Georges Bernanos began his novel The Diary of a Country Priest with the words of the curate: “Mine is a parish like all the rest.” While this characterization may have been accurate for a parish in rural France, it is not true here in Liberia. For the past eight months, as I have ministered to the faithful people of God in Holy Family Parish in Caldwell, outside of Monrovia, I have had a growing awareness that some of my faith judgments may not be the same as those of my parishioners, in part because I come from Canada and am not African.
Last September, as I presided and preached on the feast of the Exaltation of the Holy Cross, the first reading from Nm 21:4-9 required careful handling. The striking image of a bronze serpent with healing power in the desert would resonate well, I thought, among the people, many of whom still carry fetishes or magical amulets to ward off negative powers, known here as juju. My worry, though, was that I might be understood as saying that the cross is simply another powerful and effective juju, which is not what I meant.

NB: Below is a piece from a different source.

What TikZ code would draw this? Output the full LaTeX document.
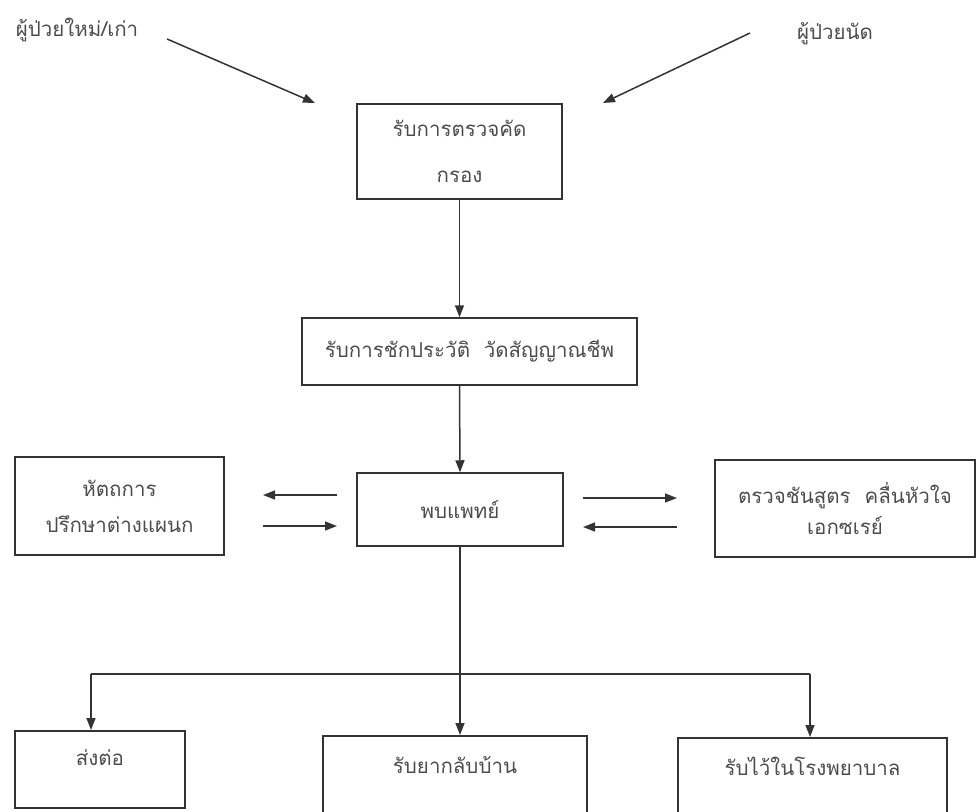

Around the same time I visited a seriously ill parishioner in the Catholic hospital in Monrovia. She was in a catatonic state from which she never recovered. The clinical diagnosis was meningitis, but many members of her family and some fellow parishioners believed the problem had to do with her late twin brother, who had died the previous year. Since she was his twin, West African traditional beliefs called for her to be physically lifted up by family members after his death and passed over his corpse; then there would be a ritual bath for her. The purpose of the ritual was to counteract her twin brother’s efforts to make her spirit join his in death. Since she had not done this, she sensed his spirit at night in her bedroom urging her to join him. How could I as her pastor respond to this, except to grieve with those who mourned for her after she died in the hospital, celebrate a prayerful funeral liturgy and do whatever I could to be of assistance to her children and husband?

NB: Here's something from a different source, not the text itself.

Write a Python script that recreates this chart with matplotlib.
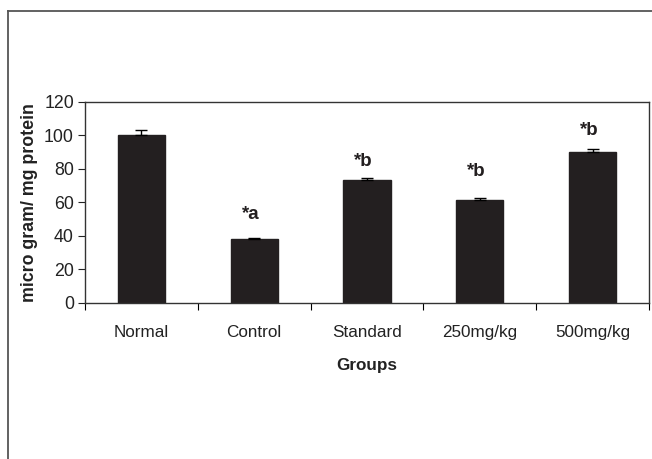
import numpy as np
import matplotlib
matplotlib.use("Agg")
import matplotlib.pyplot as plt
from matplotlib.lines import Line2D

# group means and errors (micro gram / mg protein)
groups = ['Normal', 'Control', 'Standard', '250mg/kg', '500mg/kg']
means = [100.0, 38.0, 73.5, 61.5, 90.0]
errors = [3.5, 0.5, 1.0, 1.2, 1.8]
sig_labels = ['', '*a', '*b', '*b', '*b']
sig_heights = [0, 50, 82, 76, 100]

plt.rcParams['font.family'] = ['Liberation Sans', 'DejaVu Sans']

fig = plt.figure(figsize=(6.52, 4.59), dpi=100)
ax = fig.add_axes([0.1304, 0.3399, 0.8650, 0.4379])

# outer frame (top and left edges)
frame_col = '#555555'
fig.add_artist(Line2D([0.0123, 1.0], [0.976, 0.976], color=frame_col, lw=1.3,
                      transform=fig.transFigure))
fig.add_artist(Line2D([0.0123, 0.0123], [0.0, 0.976], color=frame_col, lw=1.3,
                      transform=fig.transFigure))

x = np.arange(len(groups))
ax.bar(x, means, width=0.42, color='#231f20', edgecolor='#231f20', zorder=2)
ax.errorbar(x, means, yerr=[np.zeros(len(errors)), errors], fmt='none',
            ecolor='black', elinewidth=1.0, capsize=4, capthick=1.0, zorder=3)

for xi, lab, h in zip(x, sig_labels, sig_heights):
    if lab:
        ax.text(xi - 0.03, h, lab, ha='center', va='baseline', fontsize=13.5,
                fontweight='bold', color='#231f20')

ax.set_xlim(-0.5, len(groups) - 0.5)
ax.set_ylim(0, 120)
ax.set_yticks(np.arange(0, 121, 20))
ax.tick_params(axis='y', direction='out', length=5, width=0.8,
               labelsize=12.8, colors='#222222', pad=3)

# category labels centred, tick marks on the boundaries
ax.set_xticks(x)
ax.set_xticklabels(groups)
ax.set_xticks(np.arange(-0.5, len(groups) + 0.5, 1.0), minor=True)
ax.tick_params(axis='x', which='major', length=0, labelsize=12.3,
               colors='#222222', pad=16)
ax.tick_params(axis='x', which='minor', direction='out', length=5, width=0.8)

for side in ax.spines.values():
    side.set_color('#333333')
    side.set_linewidth(1.0)

ax.set_ylabel('micro gram/ mg protein', fontsize=12.8, fontweight='bold',
              color='#222222', labelpad=4)
ax.set_xlabel('Groups', fontsize=12.3, fontweight='bold', color='#222222',
              labelpad=13)

fig.savefig('out.png', dpi=100)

Modern Medicine and ‘African Science’
For most of our Liberian parishioners, there are two ways of proceeding regarding health and illness. The first is decidedly “modern”; one seeks the best available treatment one can afford from the many clinics, pharmacies and health care professionals. The second level is “traditional”; it does not subscribe fully to the “germ theory” of illness. One group of traditionalists uses herbs and other natural remedies. Another insists that illness is caused by a spirit invoked by an enemy. The solution is to seek someone in touch with an even more powerful spirit, who calls forth that spirit to heal the one who is ill.
People say that a particular parishioner has gone to the “sick bush,” which means to the witch doctor who is helping them get well. Liberian pragmatism precludes ruling out one level in favor of the other. Whenever modern medicine does not yield the hoped-for result, one turns to the second level, sometimes referred to as “African science.”
Among the most feared participants in African science are “heartmen”—human vivisectionists who remove vital organs from unfortunate victims for the practice of juju. People are terrified of these “medical” practitioners and fear being associated with them. An effort by the Justice and Peace Committee of our parish at mediation in a rape case was derailed when someone referred to the rapist as a heartman; the meeting ended in acrimony.
Some priests and most of their lay assistants endorse a dual-track approach to medical problems. I know one priest who was involved in a serious and long-lasting conflict with a parishioner. Suddenly large abrasions appeared on his skin over his kidneys. They reminded him of tribal facial marks and caused him discomfort. Even more troubling was the way his genitals became enlarged. Upon hearing of the problem, his lay assistant introduced him to a practitioner of “reverse juju,” who could cause physical harm to the perpetrator. Unwilling to retaliate in this way, the priest declined the offer and sought medical attention. None of the nurses or doctors he consulted attributed his problem to African science. After a thorough physical examination and various tests, his physician spoke of an unidentifiable pathogen that was causing his trouble and prescribed a strong antibiotic, which eventually cleared up the condition.
Holy Family Parish may not be entirely typical of West Africa or even of Liberia. During the 14-year civil war that ended in 2003, the parish was occupied at different times by three rebel militias, which fought pitched battles with one another, with the armed forces of Liberia and with the West African peacekeepers known by the acronym Ecomog. Many parishioners became “internally displaced persons” or left Liberia as refugees. Others who stayed suffered various forms of trauma. Catholic pastoral care for them at the time was hit or miss, because for 11 years priests came only on Sundays, if they came at all. Out of ignorance or necessity, traditional beliefs and practices competed with Catholic ones.
Perhaps these topics will be discussed at the Synod for Africa in October 2009. One paragraph (No. 32) in the preparatory document for the synod states that “some false beliefs and practices from African cultures demand special attention” and mentions witchcraft and ancestral rites of widowhood as special concerns. The idea of Bernanos’s curé, that one parish is like all others, still informs some official teaching in the church. This leaves country priests in Africa wondering what they should do with their people. It is my hope that frank discussion of African traditional beliefs will take place, perhaps behind closed doors, at the coming synod.